In light of this history, pharmaceutical companies, medical providers, and the public health community are especially tempted to crow about Thursday’s ruling. I hope we resist that temptation. Our society includes many economic, cultural, and religious constituencies which seek to deny or obscure scientific findings. Given our ignorant and lazy popular culture, it is depressingly easy to confuse millions of people.

The vaccine-autism meme draws force from a particular anti-corporate, anti-medical populism. So Thursday’s decision was greeted with satisfaction by the Wall Street Journal editorial page, which can for one moment affect the anti-populism of H.L. Mencken before returning to its familiar terrain haranguing the cultural (thus presumed liberal) elite. Conservatives seem visibly less indignant about corporate anti-scientific arguments that reflect balder economic motives. (Case in point: My TNR colleague Brad Plumer posts a great essay debunking George Will’s surprisingly meretricious denial of global warming.)

Thursday’s court decisions should improve public debate. I would be surprised if these cases really settled things. Parents believe that vaccines cause autism because they do not trust medical authorities and pharmaceutical companies. Thus they do not believe claims that vaccines are safe. Such distrust runs deep, and is hardly confined to vaccination issues. It is impossible to understand the popularity of complementary and alternative medications, for example, without acknowledging their appeal in offering patients an escape from traditional medicine.
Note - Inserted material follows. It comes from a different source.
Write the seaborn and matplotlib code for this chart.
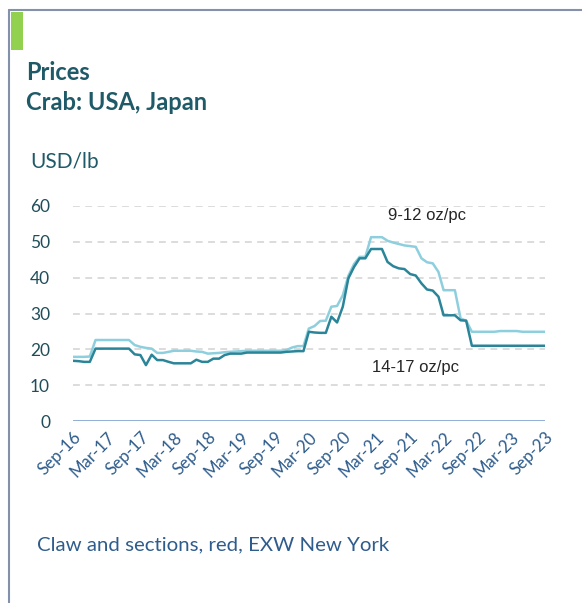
import numpy as np
import pandas as pd
import matplotlib
matplotlib.use("Agg")
import matplotlib.pyplot as plt
import seaborn as sns
from matplotlib.patches import Rectangle
from matplotlib.lines import Line2D

# ---- data ----
start_month = "2016-09-01"
tick_labels = ["Sep-16", "Mar-17", "Sep-17", "Mar-18", "Sep-18", "Mar-19", "Sep-19",
               "Mar-20", "Sep-20", "Mar-21", "Sep-21", "Mar-22", "Sep-22", "Mar-23", "Sep-23"]
yticks = [0, 10, 20, 30, 40, 50, 60]

price_14_17 = [16.8, 16.7, 16.5, 16.5, 20.2, 20.2, 20.2, 20.2, 20.2, 20.2,
               20.2, 18.6, 18.4, 15.6, 18.5, 17.0, 17.0, 16.5, 16.1, 16.1,
               16.1, 16.1, 17.1, 16.5, 16.5, 17.4, 17.4, 18.4, 18.8, 18.8,
               18.8, 19.1, 19.1, 19.1, 19.1, 19.1, 19.1, 19.1, 19.3, 19.4,
               19.5, 19.5, 24.9, 24.7, 24.6, 24.6, 29.1, 27.5, 31.9, 39.8,
               43.0, 45.4, 45.4, 48.0, 48.0, 48.0, 44.4, 43.2, 42.6, 42.4,
               41.0, 40.6, 38.4, 36.7, 36.4, 34.7, 29.5, 29.5, 29.5, 28.1,
               28.0, 21.0, 21.0, 21.0, 21.0, 21.0, 21.0, 21.0, 21.0, 21.0,
               21.0, 21.0, 21.0, 21.0, 21.0]
price_9_12 = [17.9, 17.9, 17.9, 18.0, 22.6, 22.6, 22.6, 22.6, 22.6, 22.6,
              22.6, 21.2, 20.7, 20.4, 20.2, 19.0, 19.0, 19.3, 19.6, 19.6,
              19.6, 19.6, 19.4, 19.3, 18.8, 18.9, 19.0, 19.2, 19.3, 19.4,
              19.5, 19.6, 19.6, 19.6, 19.6, 19.6, 19.6, 19.6, 19.8, 20.5,
              20.9, 20.9, 25.8, 26.5, 27.9, 28.0, 31.9, 32.1, 35.1, 40.5,
              43.8, 45.8, 45.8, 51.3, 51.3, 51.3, 50.3, 49.8, 49.4, 49.0,
              48.8, 48.6, 45.4, 44.3, 44.0, 41.6, 36.5, 36.5, 36.5, 28.6,
              28.0, 24.9, 24.9, 24.9, 24.9, 24.9, 25.1, 25.1, 25.1, 25.1,
              24.9, 24.9, 24.9, 24.9, 24.9]
series_names = ["9-12 oz/pc", "14-17 oz/pc"]

dates = pd.date_range(start_month, periods=len(price_9_12), freq="MS")
df = pd.concat([
    pd.DataFrame({"date": dates, "price": price_9_12, "size": series_names[0]}),
    pd.DataFrame({"date": dates, "price": price_14_17, "size": series_names[1]}),
])

# ---- style ----
sns.set_style("white")
plt.rcParams["font.family"] = ["Lato", "DejaVu Sans"]

W, H = 582, 603
fig = plt.figure(figsize=(W / 100, H / 100), dpi=100)
ax = fig.add_axes([73 / W, 1 - 421 / H, (545 - 73) / W, (421 - 206) / H])

palette = {series_names[0]: "#8ECFDE", series_names[1]: "#2B8599"}
sns.lineplot(data=df, x="date", y="price", hue="size", palette=palette,
             linewidth=1.8, ax=ax, legend=False, zorder=3)

ax.set_ylim(0, 60)
ax.set_xlim(dates[0], dates[-1])
ax.set_xlabel("")
ax.set_ylabel("")
for s in ax.spines.values():
    s.set_visible(False)

for v in yticks[1:]:
    ax.axhline(v, color="#D9D9D9", lw=1.3, ls=(0, (3.8, 3.0)), zorder=1)
ax.axhline(0, color="#6E96C8", lw=1.8, zorder=2)

ax.set_yticks(yticks)
ax.set_yticklabels([str(v) for v in yticks])
ax.tick_params(axis="y", length=0, pad=16.5, labelsize=12.5, labelcolor="#1F4E5A")

xt = dates[::6]
ax.set_xticks(xt)
ax.set_xticklabels(tick_labels, rotation=45, ha="right", rotation_mode="anchor")
ax.tick_params(axis="x", length=0, pad=6, labelsize=12.2, labelcolor="#2E5C8C")

ax.text(dates[63], 57.3, series_names[0], ha="center", va="center",
        fontsize=12, color="#262626", family=["Liberation Sans"])
ax.text(dates[61], 15.0, series_names[1], ha="center", va="center",
        fontsize=12, color="#262626", family=["Liberation Sans"])

# ---- frame decorations ----
fig.add_artist(Line2D([9 / W, 9 / W], [0, 1 - 10 / H], transform=fig.transFigure,
                      color="#8391AA", lw=1.5))
fig.add_artist(Line2D([9 / W, 1], [1 - 10 / H, 1 - 10 / H], transform=fig.transFigure,
                      color="#8391AA", lw=1.5))
fig.add_artist(Rectangle((11 / W, 1 - 50 / H), 12 / W, 38 / H, transform=fig.transFigure,
                         facecolor="#92D050", edgecolor="none"))

title_color = "#1F5A68"
fig.text(26 / W, 1 - 72 / H, "Prices", fontsize=17, fontweight="bold",
         color=title_color, va="center", ha="left")
fig.text(26 / W, 1 - 102 / H, "Crab: USA, Japan", fontsize=17, fontweight="bold",
         color=title_color, va="center", ha="left")
fig.text(30 / W, 1 - 162 / H, "USD/lb", fontsize=15, color=title_color,
         va="center", ha="left")
fig.text(37 / W, 1 - 545 / H, "Claw and sections, red, EXW New York", fontsize=14.7,
         color="#2E5C8C", va="center", ha="left")

fig.savefig("out.png", dpi=100)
As any good pediatrician will admit, we cannot debunk myths about vaccines by correcting or belittling misguided parents. The only effective strategy is to act with the transparency, effectiveness, respect, and care that earn people’s trust. Right now, we do not earn the trust of many beleaguered parents. Until we do, some will embrace harmful rumors that defy our epidemiological logic, but that ring true to their own deeply-held experiences.

Harold Pollack is a public health policy researcher at the University of Chicago's School of Social Service Administration, where he is faculty chair of the Center for Health Administration Studies. He is a regular contributor to The Treatment.